Dataset excerpt:
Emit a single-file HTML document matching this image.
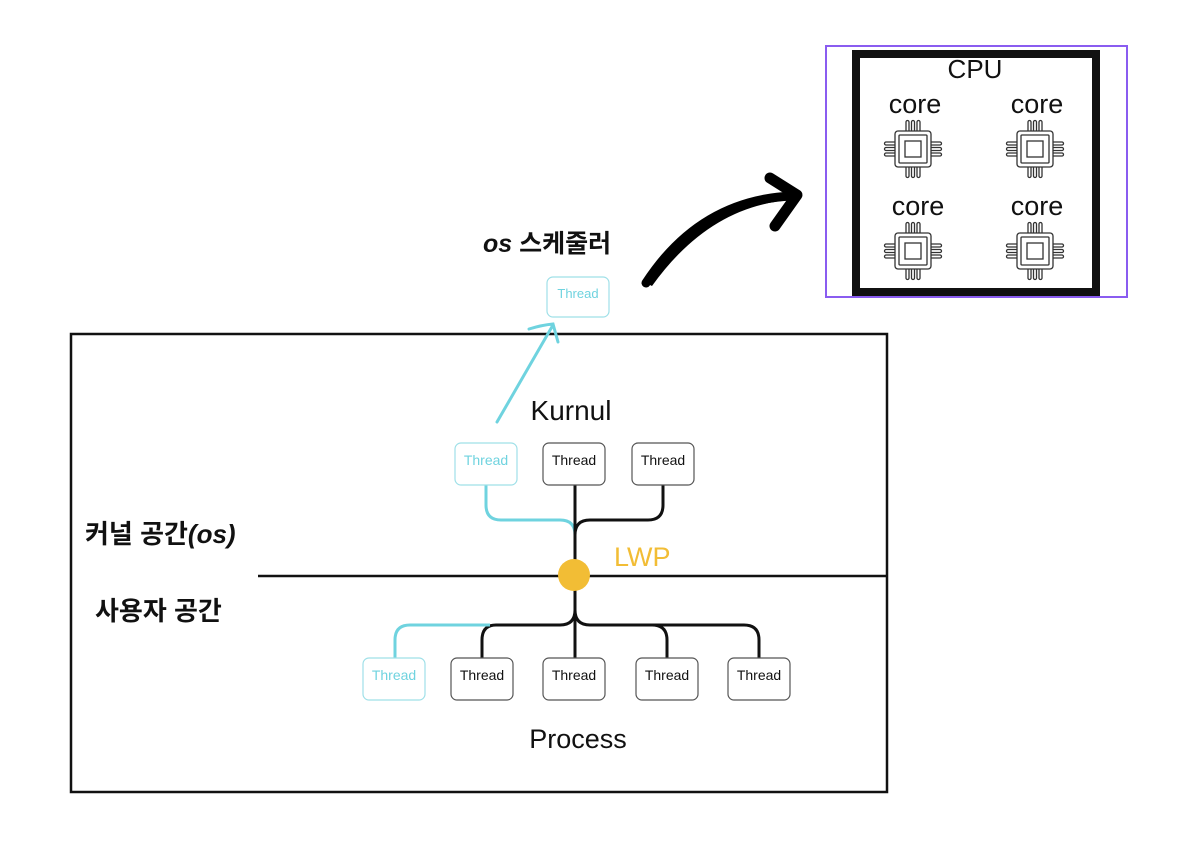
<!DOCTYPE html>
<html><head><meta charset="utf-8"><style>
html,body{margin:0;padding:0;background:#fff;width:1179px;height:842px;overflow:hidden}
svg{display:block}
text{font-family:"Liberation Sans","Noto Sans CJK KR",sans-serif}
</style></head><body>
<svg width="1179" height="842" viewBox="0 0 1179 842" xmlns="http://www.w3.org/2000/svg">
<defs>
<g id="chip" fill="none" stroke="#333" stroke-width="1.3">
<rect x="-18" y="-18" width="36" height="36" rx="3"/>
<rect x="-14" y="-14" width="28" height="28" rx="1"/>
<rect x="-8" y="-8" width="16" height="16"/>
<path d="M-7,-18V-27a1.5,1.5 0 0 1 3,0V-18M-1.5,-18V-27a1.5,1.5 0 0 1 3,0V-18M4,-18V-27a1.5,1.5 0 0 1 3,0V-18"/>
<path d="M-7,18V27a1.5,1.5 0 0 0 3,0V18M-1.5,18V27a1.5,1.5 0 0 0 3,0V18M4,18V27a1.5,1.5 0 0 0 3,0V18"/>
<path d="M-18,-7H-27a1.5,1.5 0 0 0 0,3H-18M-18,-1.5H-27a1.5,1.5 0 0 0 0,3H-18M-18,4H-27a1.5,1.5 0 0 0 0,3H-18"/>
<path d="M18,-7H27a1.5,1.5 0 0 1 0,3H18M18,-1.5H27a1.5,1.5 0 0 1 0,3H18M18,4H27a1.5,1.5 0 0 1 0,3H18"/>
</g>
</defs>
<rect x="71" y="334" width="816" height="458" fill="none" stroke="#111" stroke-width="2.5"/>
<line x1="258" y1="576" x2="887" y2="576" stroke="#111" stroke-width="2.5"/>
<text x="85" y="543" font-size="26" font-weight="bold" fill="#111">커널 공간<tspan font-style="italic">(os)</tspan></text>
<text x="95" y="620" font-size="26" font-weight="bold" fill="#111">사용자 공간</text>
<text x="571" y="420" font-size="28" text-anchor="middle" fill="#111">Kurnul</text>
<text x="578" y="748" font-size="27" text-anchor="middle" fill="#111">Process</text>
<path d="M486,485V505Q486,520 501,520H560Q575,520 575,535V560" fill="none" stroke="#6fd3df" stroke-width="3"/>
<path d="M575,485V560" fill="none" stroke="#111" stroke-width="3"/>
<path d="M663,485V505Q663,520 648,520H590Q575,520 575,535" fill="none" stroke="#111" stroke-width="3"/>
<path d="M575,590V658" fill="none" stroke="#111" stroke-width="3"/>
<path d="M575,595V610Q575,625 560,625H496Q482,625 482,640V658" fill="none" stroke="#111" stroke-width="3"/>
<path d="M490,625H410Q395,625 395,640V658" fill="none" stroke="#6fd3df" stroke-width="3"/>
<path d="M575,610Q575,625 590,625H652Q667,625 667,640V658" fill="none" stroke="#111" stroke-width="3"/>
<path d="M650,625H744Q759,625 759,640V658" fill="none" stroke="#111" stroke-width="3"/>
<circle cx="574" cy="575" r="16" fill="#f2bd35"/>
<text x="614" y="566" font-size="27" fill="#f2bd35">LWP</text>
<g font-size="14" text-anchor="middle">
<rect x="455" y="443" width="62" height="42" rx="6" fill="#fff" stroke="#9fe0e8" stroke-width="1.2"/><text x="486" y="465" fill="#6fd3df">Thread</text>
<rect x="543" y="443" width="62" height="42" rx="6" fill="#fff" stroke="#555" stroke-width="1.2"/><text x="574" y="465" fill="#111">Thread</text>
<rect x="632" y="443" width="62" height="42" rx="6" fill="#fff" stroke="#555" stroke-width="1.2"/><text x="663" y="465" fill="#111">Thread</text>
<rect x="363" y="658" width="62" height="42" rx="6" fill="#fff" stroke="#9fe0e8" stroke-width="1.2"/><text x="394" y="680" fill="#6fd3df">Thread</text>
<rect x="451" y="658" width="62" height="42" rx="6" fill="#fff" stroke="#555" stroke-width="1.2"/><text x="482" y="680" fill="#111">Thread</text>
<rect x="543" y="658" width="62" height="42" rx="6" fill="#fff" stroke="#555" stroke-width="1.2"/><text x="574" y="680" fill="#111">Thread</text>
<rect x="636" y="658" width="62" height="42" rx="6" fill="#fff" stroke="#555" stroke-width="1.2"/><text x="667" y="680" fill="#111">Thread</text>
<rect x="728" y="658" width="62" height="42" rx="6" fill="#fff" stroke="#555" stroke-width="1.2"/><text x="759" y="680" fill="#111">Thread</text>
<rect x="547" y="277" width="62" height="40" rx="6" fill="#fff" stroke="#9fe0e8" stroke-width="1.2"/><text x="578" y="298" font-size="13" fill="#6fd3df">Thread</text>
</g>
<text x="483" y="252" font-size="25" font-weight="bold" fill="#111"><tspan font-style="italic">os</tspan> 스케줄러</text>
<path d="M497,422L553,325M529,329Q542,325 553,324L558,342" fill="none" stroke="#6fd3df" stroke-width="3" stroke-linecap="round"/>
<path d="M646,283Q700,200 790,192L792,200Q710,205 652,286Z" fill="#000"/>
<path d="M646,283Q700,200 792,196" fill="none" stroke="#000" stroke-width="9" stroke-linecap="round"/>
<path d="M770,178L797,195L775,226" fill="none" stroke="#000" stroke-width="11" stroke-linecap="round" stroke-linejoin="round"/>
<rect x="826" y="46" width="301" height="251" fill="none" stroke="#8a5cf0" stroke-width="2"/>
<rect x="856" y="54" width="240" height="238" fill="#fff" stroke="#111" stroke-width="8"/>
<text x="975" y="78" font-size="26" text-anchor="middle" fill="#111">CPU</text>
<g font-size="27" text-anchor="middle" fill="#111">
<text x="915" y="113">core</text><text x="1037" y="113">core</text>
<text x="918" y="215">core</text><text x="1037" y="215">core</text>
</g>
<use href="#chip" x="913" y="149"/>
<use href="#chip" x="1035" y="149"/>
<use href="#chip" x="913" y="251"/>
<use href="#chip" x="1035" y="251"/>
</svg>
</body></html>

Your task: Retype each line of the listing above word for word. Exclude the pictures.

Exercise result:
Emit a single-file HTML document matching this image.
<!DOCTYPE html>
<html><head><meta charset="utf-8"><style>
html,body{margin:0;padding:0;background:#fff;width:1179px;height:842px;overflow:hidden}
svg{display:block}
text{font-family:"Liberation Sans","Noto Sans CJK KR",sans-serif}
</style></head><body>
<svg width="1179" height="842" viewBox="0 0 1179 842" xmlns="http://www.w3.org/2000/svg">
<defs>
<g id="chip" fill="none" stroke="#333" stroke-width="1.3">
<rect x="-18" y="-18" width="36" height="36" rx="3"/>
<rect x="-14" y="-14" width="28" height="28" rx="1"/>
<rect x="-8" y="-8" width="16" height="16"/>
<path d="M-7,-18V-27a1.5,1.5 0 0 1 3,0V-18M-1.5,-18V-27a1.5,1.5 0 0 1 3,0V-18M4,-18V-27a1.5,1.5 0 0 1 3,0V-18"/>
<path d="M-7,18V27a1.5,1.5 0 0 0 3,0V18M-1.5,18V27a1.5,1.5 0 0 0 3,0V18M4,18V27a1.5,1.5 0 0 0 3,0V18"/>
<path d="M-18,-7H-27a1.5,1.5 0 0 0 0,3H-18M-18,-1.5H-27a1.5,1.5 0 0 0 0,3H-18M-18,4H-27a1.5,1.5 0 0 0 0,3H-18"/>
<path d="M18,-7H27a1.5,1.5 0 0 1 0,3H18M18,-1.5H27a1.5,1.5 0 0 1 0,3H18M18,4H27a1.5,1.5 0 0 1 0,3H18"/>
</g>
</defs>
<rect x="71" y="334" width="816" height="458" fill="none" stroke="#111" stroke-width="2.5"/>
<line x1="258" y1="576" x2="887" y2="576" stroke="#111" stroke-width="2.5"/>
<text x="85" y="543" font-size="26" font-weight="bold" fill="#111">커널 공간<tspan font-style="italic">(os)</tspan></text>
<text x="95" y="620" font-size="26" font-weight="bold" fill="#111">사용자 공간</text>
<text x="571" y="420" font-size="28" text-anchor="middle" fill="#111">Kurnul</text>
<text x="578" y="748" font-size="27" text-anchor="middle" fill="#111">Process</text>
<path d="M486,485V505Q486,520 501,520H560Q575,520 575,535V560" fill="none" stroke="#6fd3df" stroke-width="3"/>
<path d="M575,485V560" fill="none" stroke="#111" stroke-width="3"/>
<path d="M663,485V505Q663,520 648,520H590Q575,520 575,535" fill="none" stroke="#111" stroke-width="3"/>
<path d="M575,590V658" fill="none" stroke="#111" stroke-width="3"/>
<path d="M575,595V610Q575,625 560,625H496Q482,625 482,640V658" fill="none" stroke="#111" stroke-width="3"/>
<path d="M490,625H410Q395,625 395,640V658" fill="none" stroke="#6fd3df" stroke-width="3"/>
<path d="M575,610Q575,625 590,625H652Q667,625 667,640V658" fill="none" stroke="#111" stroke-width="3"/>
<path d="M650,625H744Q759,625 759,640V658" fill="none" stroke="#111" stroke-width="3"/>
<circle cx="574" cy="575" r="16" fill="#f2bd35"/>
<text x="614" y="566" font-size="27" fill="#f2bd35">LWP</text>
<g font-size="14" text-anchor="middle">
<rect x="455" y="443" width="62" height="42" rx="6" fill="#fff" stroke="#9fe0e8" stroke-width="1.2"/><text x="486" y="465" fill="#6fd3df">Thread</text>
<rect x="543" y="443" width="62" height="42" rx="6" fill="#fff" stroke="#555" stroke-width="1.2"/><text x="574" y="465" fill="#111">Thread</text>
<rect x="632" y="443" width="62" height="42" rx="6" fill="#fff" stroke="#555" stroke-width="1.2"/><text x="663" y="465" fill="#111">Thread</text>
<rect x="363" y="658" width="62" height="42" rx="6" fill="#fff" stroke="#9fe0e8" stroke-width="1.2"/><text x="394" y="680" fill="#6fd3df">Thread</text>
<rect x="451" y="658" width="62" height="42" rx="6" fill="#fff" stroke="#555" stroke-width="1.2"/><text x="482" y="680" fill="#111">Thread</text>
<rect x="543" y="658" width="62" height="42" rx="6" fill="#fff" stroke="#555" stroke-width="1.2"/><text x="574" y="680" fill="#111">Thread</text>
<rect x="636" y="658" width="62" height="42" rx="6" fill="#fff" stroke="#555" stroke-width="1.2"/><text x="667" y="680" fill="#111">Thread</text>
<rect x="728" y="658" width="62" height="42" rx="6" fill="#fff" stroke="#555" stroke-width="1.2"/><text x="759" y="680" fill="#111">Thread</text>
<rect x="547" y="277" width="62" height="40" rx="6" fill="#fff" stroke="#9fe0e8" stroke-width="1.2"/><text x="578" y="298" font-size="13" fill="#6fd3df">Thread</text>
</g>
<text x="483" y="252" font-size="25" font-weight="bold" fill="#111"><tspan font-style="italic">os</tspan> 스케줄러</text>
<path d="M497,422L553,325M529,329Q542,325 553,324L558,342" fill="none" stroke="#6fd3df" stroke-width="3" stroke-linecap="round"/>
<path d="M646,283Q700,200 790,192L792,200Q710,205 652,286Z" fill="#000"/>
<path d="M646,283Q700,200 792,196" fill="none" stroke="#000" stroke-width="9" stroke-linecap="round"/>
<path d="M770,178L797,195L775,226" fill="none" stroke="#000" stroke-width="11" stroke-linecap="round" stroke-linejoin="round"/>
<rect x="826" y="46" width="301" height="251" fill="none" stroke="#8a5cf0" stroke-width="2"/>
<rect x="856" y="54" width="240" height="238" fill="#fff" stroke="#111" stroke-width="8"/>
<text x="975" y="78" font-size="26" text-anchor="middle" fill="#111">CPU</text>
<g font-size="27" text-anchor="middle" fill="#111">
<text x="915" y="113">core</text><text x="1037" y="113">core</text>
<text x="918" y="215">core</text><text x="1037" y="215">core</text>
</g>
<use href="#chip" x="913" y="149"/>
<use href="#chip" x="1035" y="149"/>
<use href="#chip" x="913" y="251"/>
<use href="#chip" x="1035" y="251"/>
</svg>
</body></html>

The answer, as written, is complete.